Oleh Ust. Fir’adi Nasrudin, Lc.
Saudaraku,
Saat kita merasakan lelah dalam mengarungi kehidupan
Saat kita rasakan hambar di majlis ilmu
Saat semangat kita redup untuk menambah ilmu pengetahuan
Saat kita resah berada di sekitar ahli ilmu
Saat kita tak bergairah untuk menularkan ilmu kepada orang lain
Saat kita malas untuk mengulang-ulang hafalan yang telah ada
Saat Allah terasa jauh dari kehidupan kita
Saat debu-debu syirik menempel di rumah-rumah kita
Saat lidah terasa kelu untuk berzikir dan memuji-Nya
Saat sinar petunjuknya tak menyinari kalbu kita
Saat kita futur dan lemah dalam mendaki puncak ubudiyah
Saat kita selalu sibuk dengan urusan dunia, karir dan pekerjaan kita
Saat akherat menjauh dan bahkan kita lupakan
Saudaraku,
Mungkin sudah saatnya kita mengenang kembali nasihat Ibnul Qayyim, agar kita mengevaluasi bekal kita menuju Allah. Bekal ilmu pengetahuan.
Ibnul Qayyim berkata,
“Dengan ilmu kita mengenal Allah dan mengabdi kepada-Nya.

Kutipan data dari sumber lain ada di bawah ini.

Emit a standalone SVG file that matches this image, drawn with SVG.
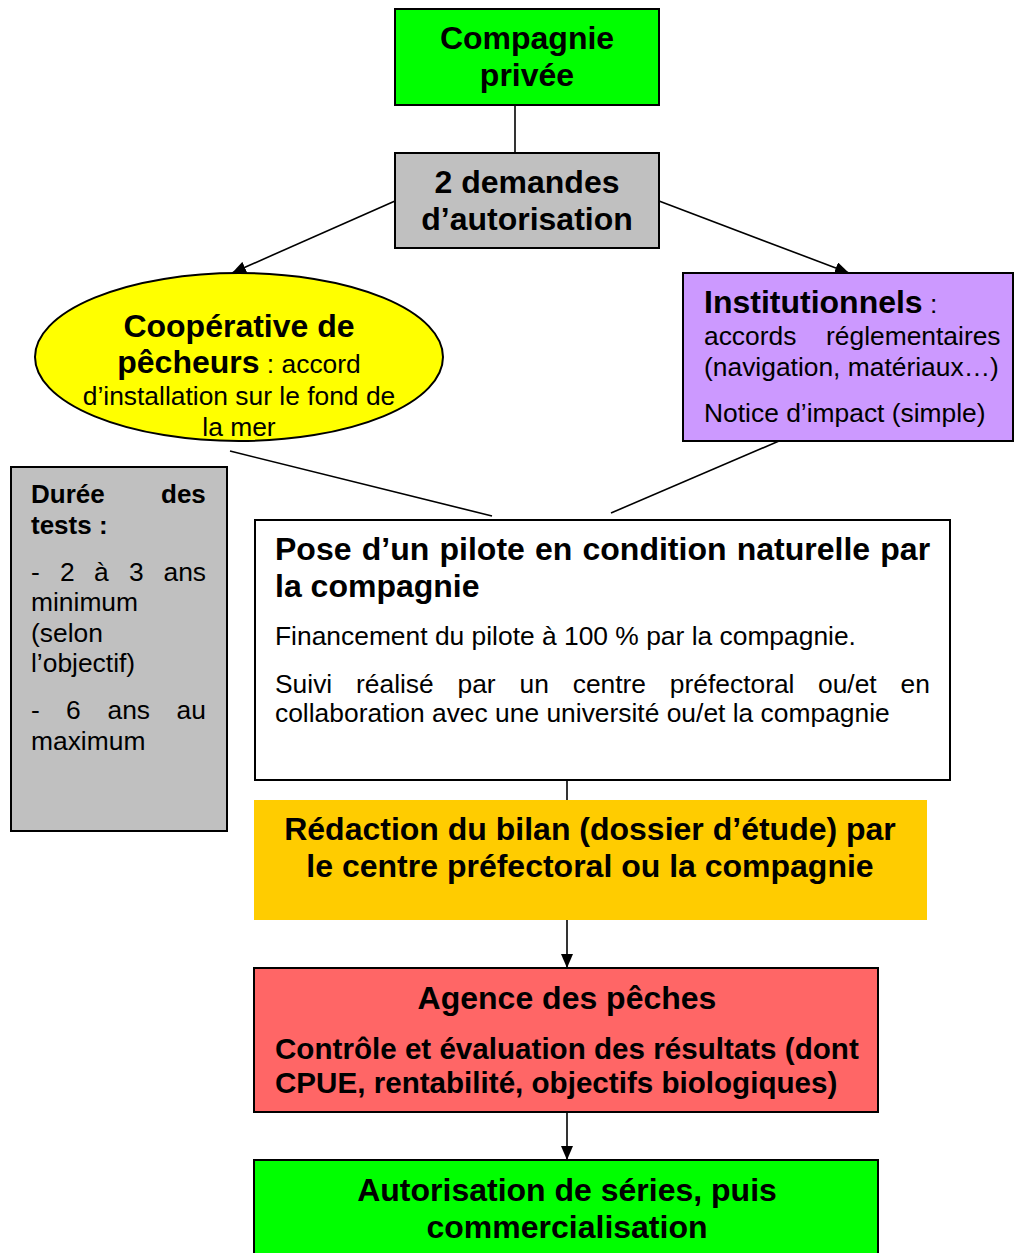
<svg xmlns="http://www.w3.org/2000/svg" width="1014" height="1253" viewBox="0 0 1014 1253">
<style>
text{font-family:"Liberation Sans",Arial,sans-serif;fill:#000}
.t{font-size:32px;font-weight:bold}
.b26{font-size:26px;font-weight:bold}
.r{font-size:26.4px}
.s{font-size:29.6px;font-weight:bold}
.c{text-anchor:middle}
.box{stroke:#000;stroke-width:2}
.ln{stroke:#000;stroke-width:1.6;fill:none}
</style>
<defs>
<marker id="ah" markerUnits="userSpaceOnUse" markerWidth="14" markerHeight="12" viewBox="0 0 14 12" refX="14" refY="6" orient="auto">
<path d="M0,0 L14,6 L0,12 z" fill="#000"/>
</marker>
</defs>
<rect width="1014" height="1253" fill="#fff"/>
<g id="connectors">
<line class="ln" x1="515" y1="105" x2="515" y2="153"/>
<line class="ln" x1="395" y1="201" x2="232" y2="273" marker-end="url(#ah)"/>
<line class="ln" x1="659" y1="201" x2="849" y2="273" marker-end="url(#ah)"/>
<line class="ln" x1="230" y1="451" x2="492" y2="516"/>
<line class="ln" x1="779" y1="441" x2="611" y2="513"/>
<line class="ln" x1="567" y1="780" x2="567" y2="800"/>
<line class="ln" x1="567" y1="920" x2="567" y2="968" marker-end="url(#ah)"/>
<line class="ln" x1="567" y1="1112" x2="567" y2="1160" marker-end="url(#ah)"/>
</g>
<g id="compagnie">
<rect class="box" x="395" y="9" width="264" height="96" fill="#00ff00"/>
<text class="t c" x="527" y="49">Compagnie</text>
<text class="t c" x="527" y="86">privée</text>
</g>
<g id="demandes">
<rect class="box" x="395" y="153" width="264" height="95" fill="#c0c0c0"/>
<text class="t c" x="527" y="193">2 demandes</text>
<text class="t c" x="527" y="230">d’autorisation</text>
</g>
<g id="cooperative">
<ellipse class="box" cx="239" cy="357" rx="204" ry="84" fill="#ffff00"/>
<text class="t c" x="239" y="337">Coopérative de</text>
<text class="c" x="239" y="373"><tspan class="t">pêcheurs</tspan><tspan class="r"> : accord</tspan></text>
<text class="r c" x="239" y="405">d’installation sur le fond de</text>
<text class="r c" x="239" y="436">la mer</text>
</g>
<g id="institutionnels">
<rect class="box" x="683" y="273" width="330" height="168" fill="#cc99ff"/>
<text x="704" y="313"><tspan class="t">Institutionnels</tspan><tspan class="r"> :</tspan></text>
<text class="r" y="345"><tspan x="704">accords</tspan><tspan x="826">réglementaires</tspan></text>
<text class="r" x="704" y="376">(navigation, matériaux…)</text>
<text class="r" x="704" y="422">Notice d’impact (simple)</text>
</g>
<g id="duree">
<rect class="box" x="11" y="467" width="216" height="364" fill="#c0c0c0"/>
<text class="b26" y="503"><tspan x="31">Durée</tspan><tspan x="161">des</tspan></text>
<text class="b26" x="31" y="534">tests :</text>
<text class="r" y="581"><tspan x="31">-</tspan><tspan x="60">2</tspan><tspan x="94">à</tspan><tspan x="129">3</tspan><tspan x="163.5">ans</tspan></text>
<text class="r" x="31" y="611">minimum</text>
<text class="r" x="31" y="642">(selon</text>
<text class="r" x="31" y="672">l’objectif)</text>
<text class="r" y="719"><tspan x="31">-</tspan><tspan x="66">6</tspan><tspan x="107.5">ans</tspan><tspan x="176.5">au</tspan></text>
<text class="r" x="31" y="750">maximum</text>
</g>
<g id="pose">
<rect class="box" x="255" y="520" width="695" height="260" fill="#fff"/>
<text class="t" y="560"><tspan x="275">Pose</tspan><tspan x="361.7">d’un</tspan><tspan x="439.5">pilote</tspan><tspan x="535">en</tspan><tspan x="582.5">condition</tspan><tspan x="736.7">naturelle</tspan><tspan x="880.3">par</tspan></text>
<text class="t" x="275" y="597">la compagnie</text>
<text class="r" x="275" y="645">Financement du pilote à 100 % par la compagnie.</text>
<text class="r" y="693"><tspan x="275">Suivi</tspan><tspan x="356">réalisé</tspan><tspan x="457.5">par</tspan><tspan x="519.5">un</tspan><tspan x="572.7">centre</tspan><tspan x="669.8">préfectoral</tspan><tspan x="818">ou/et</tspan><tspan x="900.5">en</tspan></text>
<text class="r" x="275" y="722">collaboration avec une université ou/et la compagnie</text>
</g>
<g id="redaction">
<rect x="254" y="800" width="673" height="120" fill="#ffcc00"/>
<text class="t c" x="590" y="840">Rédaction du bilan (dossier d’étude) par</text>
<text class="t c" x="590" y="877">le centre préfectoral ou la compagnie</text>
</g>
<g id="agence">
<rect class="box" x="254" y="968" width="624" height="144" fill="#ff6666"/>
<text class="t c" x="567" y="1009">Agence des pêches</text>
<text class="s" x="275" y="1059">Contrôle et évaluation des résultats (dont</text>
<text class="s" x="275" y="1093">CPUE, rentabilité, objectifs biologiques)</text>
</g>
<g id="autorisation">
<rect class="box" x="254" y="1160" width="624" height="100" fill="#00ff00"/>
<text class="t c" x="567" y="1201">Autorisation de séries, puis</text>
<text class="t c" x="567" y="1238">commercialisation</text>
</g>
</svg>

Dengannya kita mengingat dan mentauhidkan-Nya.
Dengannya kita senantiasa memuji dan mengagungkan-Nya.
Dengannya para pendaki puncak ubudiyah selalu dalam petunjuk-Nya.
Di atas jalan ilmu, orang yang kembali akan sampai kepada-Nya.
Dari pintu ilmu, hamba-hamba-Nya masuk ke surga-Nya.
Mengulang-ulang ilmu yang pernah dikecap merupakan tasbih
Mengadakan penelitian tentangnya adalah jihad
Mencarinya adalah taqarrub kepada Allah
Menularkannya adalah sedekah
Mengkaji dan mengajarkannya setara dengan shiyam dan shalat malam
Kebutuhan manusia terhadapnya melebihi kebutuhan mereka terhadap makanan dan minuman.
(Madarijul salikin, Ibnul Qayyim).
Saudaraku,
Mari kita instrospeksi diri. Sudahkah kita layak menjadi bagian dari ahli ilmu? Penuntut ilmu? Yang mengajarkan ilmu? Atau seperti apa diri kita sekarang ini? Jawablah dengan kejujuran hati nurani. Wallahu a’lam bishawab.